本文链接：https://blog.youkuaiyun.com/gitblog_00144/article/details/142191189

MultiModalMamba 开源项目教程

MultiModalMamba A novel implementation of fusing ViT with Mamba into a fast, agile, and high performance Multi-Modal Model. Powered by Zeta, the simplest AI framework ever. 项目地址: https://gitcode.com/gh_mirrors/mu/MultiModalMamba

1. 项目介绍

MultiModalMamba 是一个前沿的 AI 模型，它将 Vision Transformer (ViT) 与 Mamba 结合，提供了一个快速、灵活且高性能的多模态解决方案。该项目旨在处理和解释多种数据类型，包括文本和图像数据，使其成为广泛 AI 任务的通用解决方案。MultiModalMamba 基于 Zeta，一个极简但强大的 AI 框架，旨在简化并增强机器学习模型的管理。

2. 项目快速启动

安装

首先，确保你已经安装了 Python 3.x。然后，使用 pip 安装 MultiModalMamba：

pip3 install mmm-zeta

使用示例

以下是一个简单的使用示例，展示了如何创建一个 MultiModalMamba 模型并进行推理：

import torch
from torch import nn
from mm_mamba import MultiModalMambaBlock

# 创建一些随机输入张量
x = torch.randn(1, 16, 64)  # 形状为 (batch_size, sequence_length, feature_dim)
y = torch.randn(1, 3, 64, 64)  # 形状为 (batch_size, num_channels, image_height, image_width)

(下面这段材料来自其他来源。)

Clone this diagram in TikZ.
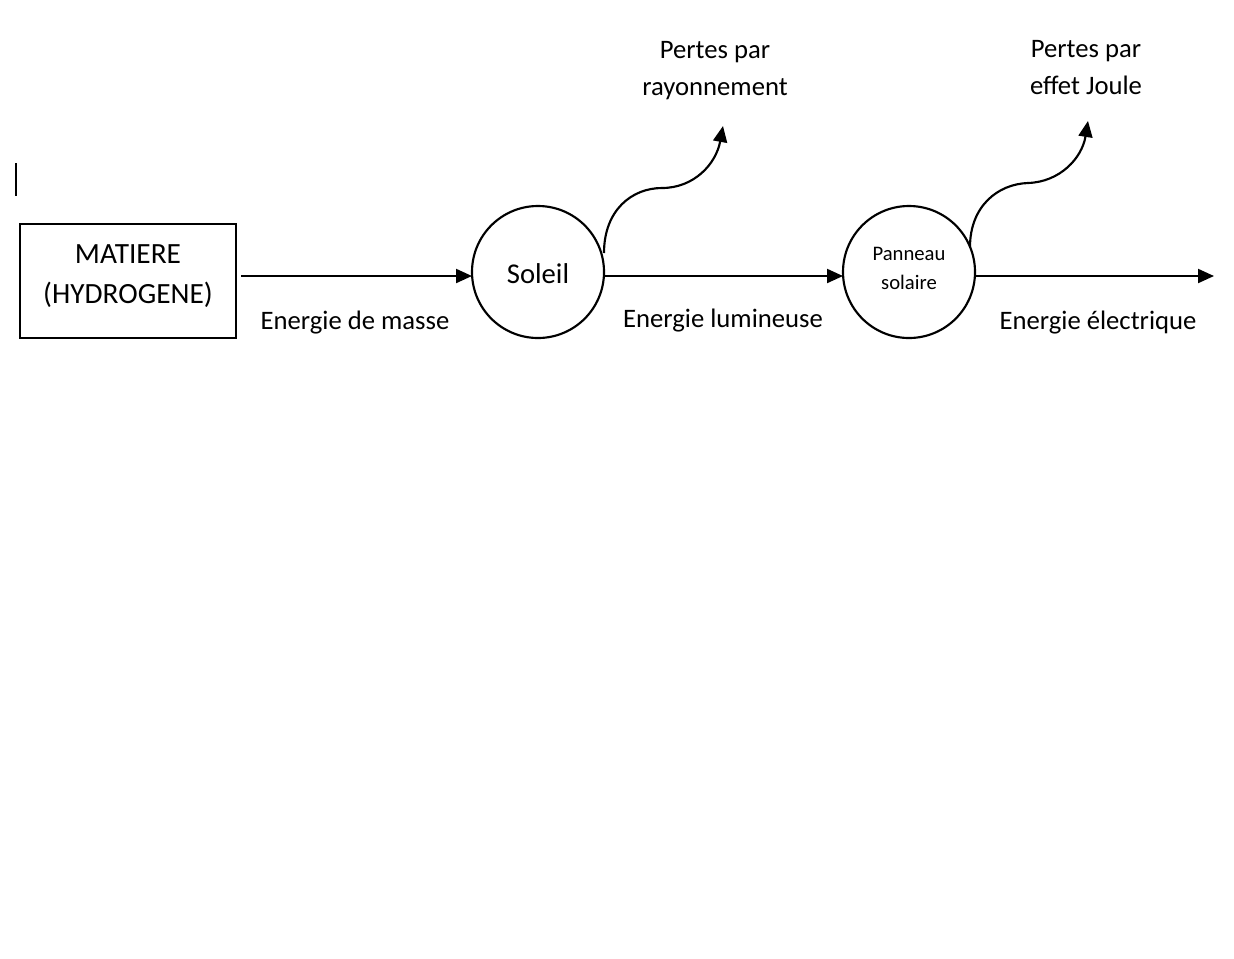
\documentclass[tikz,border=0pt]{standalone}
\usepackage{fontspec}
\setmainfont{Carlito}
\usetikzlibrary{arrows.meta}
\begin{document}
\begin{tikzpicture}[x=0.75pt,y=-0.75pt,
  line width=1.6pt,
  flow/.style={-{Triangle[length=12pt,width=10.5pt]}},
  lbl/.style={font=\fontsize{20}{27.75}\selectfont, inner sep=0pt, align=center},
  circ/.style={draw, circle, minimum size=99pt, inner sep=0pt},
]
\useasboundingbox[fill=white] (0,0) rectangle (1234,958);
% text cursor mark
\draw[line width=1.2pt] (16,163) coordinate (c1) -- (16,196) coordinate (c2);
% nodes
\node[draw, minimum width=162pt, minimum height=85.5pt, inner sep=0pt] (mat) at (128,281) {};
\node[inner sep=0pt, align=center, font=\fontsize{22}{30}\selectfont] (matt) at (128,276.5) {MATIERE\\(HYDROGENE)};
\node[circ] (sol) at (538,272) {};
\node[inner sep=0pt, font=\fontsize{21.5}{26}\selectfont] (solt) at (538,274) {Soleil};
\node[circ] (pan) at (909,272) {};
\node[inner sep=0pt, align=center, font=\fontsize{15.5}{21.75}\selectfont] (pant) at (909,268.5) {Panneau\\solaire};
% arrows
\coordinate (a1s) at (241,276);
\coordinate (a1e) at (472,276);
\coordinate (a2s) at (604,276);
\coordinate (a2e) at (843,276);
\coordinate (a3s) at (975,276);
\coordinate (a3e) at (1214,276);
\draw[flow] (a1s) -- (a1e);
\draw[flow] (a2s) -- (a2e);
\draw[flow] (a3s) -- (a3e);
% loss curves
\coordinate (p1s) at (604,253);
\coordinate (p1e) at (723,126);
\coordinate (p2s) at (970,247);
\coordinate (p2e) at (1088,121);
\draw[flow] (p1s) .. controls (604,210) and (632,188) .. (662,188)
  .. controls (694,188) and (716,164) .. (p1e);
\draw[flow] (p2s) .. controls (970,206) and (998,184) .. (1028,183)
  .. controls (1060,182) and (1082,158) .. (p2e);
% labels
\node[lbl] (l1) at (355,323) {Energie de masse};
\node[lbl] (l2) at (723,321) {Energie lumineuse};
\node[lbl] (l3) at (1098,323) {Energie électrique};
\node[lbl] (t1) at (715,70.5) {Pertes par\\rayonnement};
\node[lbl] (t2) at (1086,68) {Pertes par\\effet Joule};
\end{tikzpicture}
\end{document}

# 创建 MultiModalMambaBlock 实例
model = MultiModalMambaBlock(
    dim=64,  # 嵌入维度
    depth=5,  # Mamba 层数
    dropout=0.1,  # Dropout 概率
    heads=4,  # 注意力头数
    d_state=16,  # 状态嵌入维度
    image_size=64,  # 输入图像大小
    patch_size=16,  # 图像块大小
    encoder_dim=64,  # 编码器嵌入维度
    encoder_depth=5,  # 编码器 Transformer 层数
    encoder_heads=4,  # 编码器注意力头数
    fusion_method="mlp",  # 融合方法
)

# 通过模型传递输入张量
out = model(x, y)

# 打印输出张量的形状
print(out.shape)